Electronic phase separation: recent progress in the old problem.

2021 
We consider the nanoscale electronic phase separation in a wide class of different materials, mostly in strongly correlated electron systems. The phase separation turns out to be quite ubiquitous manifesting itself in different situations, where the itineracy of charge carriers competes with their tendency toward localization. The latter is often related to some specific type of magnetic ordering, e.g. antiferromagnetic in manganites and low-spin states in cobaltites.

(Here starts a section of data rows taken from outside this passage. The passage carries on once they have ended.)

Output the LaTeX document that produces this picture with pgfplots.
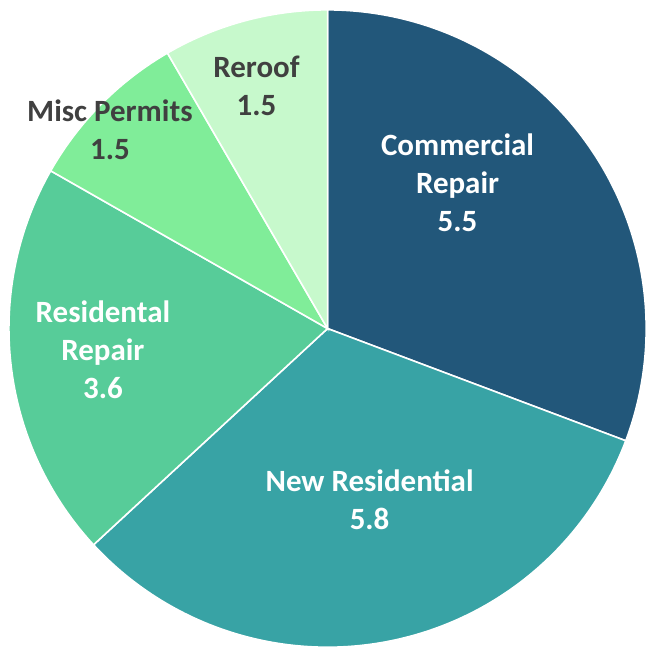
\documentclass[border=0pt]{standalone}
\usepackage{pgfplots}
\pgfplotsset{compat=1.18}
\usepackage{fontspec}
\setmainfont{Carlito}
\definecolor{cA}{HTML}{22577A}
\definecolor{cB}{HTML}{38A3A5}
\definecolor{cC}{HTML}{57CC99}
\definecolor{cD}{HTML}{80ED99}
\definecolor{cE}{HTML}{C7F9CC}
\definecolor{txtdark}{HTML}{404040}
\tikzset{lbl/.style={font=\bfseries\fontsize{15.5}{19}\selectfont, align=center, inner sep=0pt}}
% values
\def\vA{5.5}% Commercial Repair
\def\vB{5.8}% New Residential
\def\vC{3.6}% Residental Repair
\def\vD{1.5}% Misc Permits
\def\vE{1.5}% Reroof
\pgfmathsetmacro{\tot}{\vA+\vB+\vC+\vD+\vE}
\pgfmathsetmacro{\aA}{90}
\pgfmathsetmacro{\aB}{\aA-\vA/\tot*360}
\pgfmathsetmacro{\aC}{\aB-\vB/\tot*360}
\pgfmathsetmacro{\aD}{\aC-\vC/\tot*360}
\pgfmathsetmacro{\aE}{\aD-\vD/\tot*360}
\pgfmathsetmacro{\aF}{\aE-\vE/\tot*360}
\begin{document}
\begin{tikzpicture}
\begin{axis}[
  scale only axis, width=323pt, height=324pt,
  xmin=-1.028, xmax=0.997, ymin=-1.0, ymax=1.031,
  hide axis, clip=false,
]
\path (rel axis cs:0,0) rectangle (rel axis cs:1,1);
\addplot[fill=cA, draw=white, line width=0.8pt, domain=\aB:\aA, samples=120] ({cos(x)},{sin(x)}) -- (0,0) -- cycle;
\addplot[fill=cB, draw=white, line width=0.8pt, domain=\aC:\aB, samples=120] ({cos(x)},{sin(x)}) -- (0,0) -- cycle;
\addplot[fill=cC, draw=white, line width=0.8pt, domain=\aD:\aC, samples=100] ({cos(x)},{sin(x)}) -- (0,0) -- cycle;
\addplot[fill=cD, draw=white, line width=0.8pt, domain=\aE:\aD, samples=60] ({cos(x)},{sin(x)}) -- (0,0) -- cycle;
\addplot[fill=cE, draw=white, line width=0.8pt, domain=\aF:\aE, samples=60] ({cos(x)},{sin(x)}) -- (0,0) -- cycle;
\node[lbl, text=white] at (axis cs:0.408,0.458) {Commercial\\Repair\\5.5};
\node[lbl, text=white] at (axis cs:0.132,-0.536) {New Residential\\5.8};
\node[lbl, text=white] at (axis cs:-0.705,-0.066) {Residental\\Repair\\3.6};
\node[lbl, text=txtdark] at (axis cs:-0.683,0.624) {Misc Permits\\1.5};
\node[lbl, text=txtdark] at (axis cs:-0.223,0.762) {Reroof\\1.5};
\end{axis}
\end{tikzpicture}
\end{document}
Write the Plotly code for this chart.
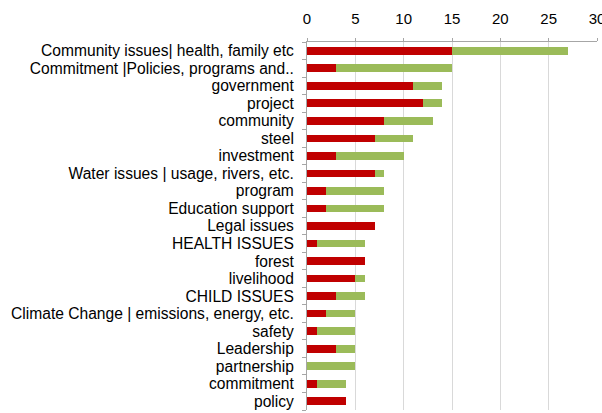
import plotly.graph_objects as go

categories = [
    "Community issues| health, family etc",
    "Commitment |Policies, programs and..",
    "government",
    "project",
    "community",
    "steel",
    "investment",
    "Water issues | usage, rivers, etc.",
    "program",
    "Education support",
    "Legal issues",
    "HEALTH ISSUES",
    "forest",
    "livelihood",
    "CHILD ISSUES",
    "Climate Change | emissions, energy, etc.",
    "safety",
    "Leadership",
    "partnership",
    "commitment",
    "policy",
]
red_values = [15, 3, 11, 12, 8, 7, 3, 7, 2, 2, 7, 1, 6, 5, 3, 2, 1, 3, 0, 1, 4]
green_values = [12, 12, 3, 2, 5, 4, 7, 1, 6, 6, 0, 5, 0, 1, 3, 3, 4, 2, 5, 3, 0]
x_ticks = [0, 5, 10, 15, 20, 25, 30]

fig = go.Figure()
fig.add_trace(go.Bar(y=categories, x=red_values, orientation="h",
                     marker=dict(color="#C00000", line=dict(width=0)), name="red"))
fig.add_trace(go.Bar(y=categories, x=green_values, orientation="h",
                     marker=dict(color="#9BBB59", line=dict(width=0)), name="green"))

fig.update_layout(
    barmode="stack",
    bargap=0.56,
    width=602, height=413,
    margin=dict(l=307, r=5, t=42, b=3, autoexpand=False),
    paper_bgcolor="white", plot_bgcolor="white",
    showlegend=False,
    font=dict(family="Liberation Sans, Arial, sans-serif", size=15.6, color="#000000"),
    xaxis=dict(side="top", range=[0, 30], tickvals=x_ticks, showgrid=True,
               gridcolor="#D9D9D9", gridwidth=1, showline=True, linecolor="#A6A6A6",
               ticks="outside", ticklen=3, tickcolor="#A6A6A6", zeroline=False,
               tickfont=dict(size=15), automargin=False, ticklabeloverflow="allow",
               ticklabelstandoff=8),
    yaxis=dict(autorange="reversed", showline=True, linecolor="#A6A6A6",
               ticks="outside", ticklen=4, tickcolor="#A6A6A6", tickson="boundaries",
               tickmode="array", tickvals=categories, ticktext=categories,
               tickfont=dict(size=15.6), showgrid=False, automargin=False,
               ticklabelstandoff=9),
)

fig.write_html("out.html", post_script="document.body.style.margin='0';",
               config={"displayModeBar": False})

The interplay between the localization-induced lowering of potential energy and metallicity (which provides the gain in the kinetic energy) favors an inhomogeneous ground state such as nanoscale ferromagnetic droplets in an antiferromagnetic insulating background. The present review article deals with the advances in the subject of electronic phase separation and formation of different types of nanoscale ferromagnetic (FM) metallic droplets (FM polarons or ferrons) in antiferromagnetically ordered (AFM), charge-ordered (CO), or orbitally-ordered (OO) insulating matrices, as well as the colossal magnetoresistance (CMR) effect and tunneling electron transport in the nonmetallic phase-separated state of complex magnetic oxides. It also touches upon the compounds with spin-state transitions, inhomogeneous phase-separated state in strongly correlated multiband systems, and electron polaron effect. A special, attention is paid to the systems with the imperfect Fermi surface nesting such as chromium alloys, iron-based pnictides, and AA stacked graphene bilayers.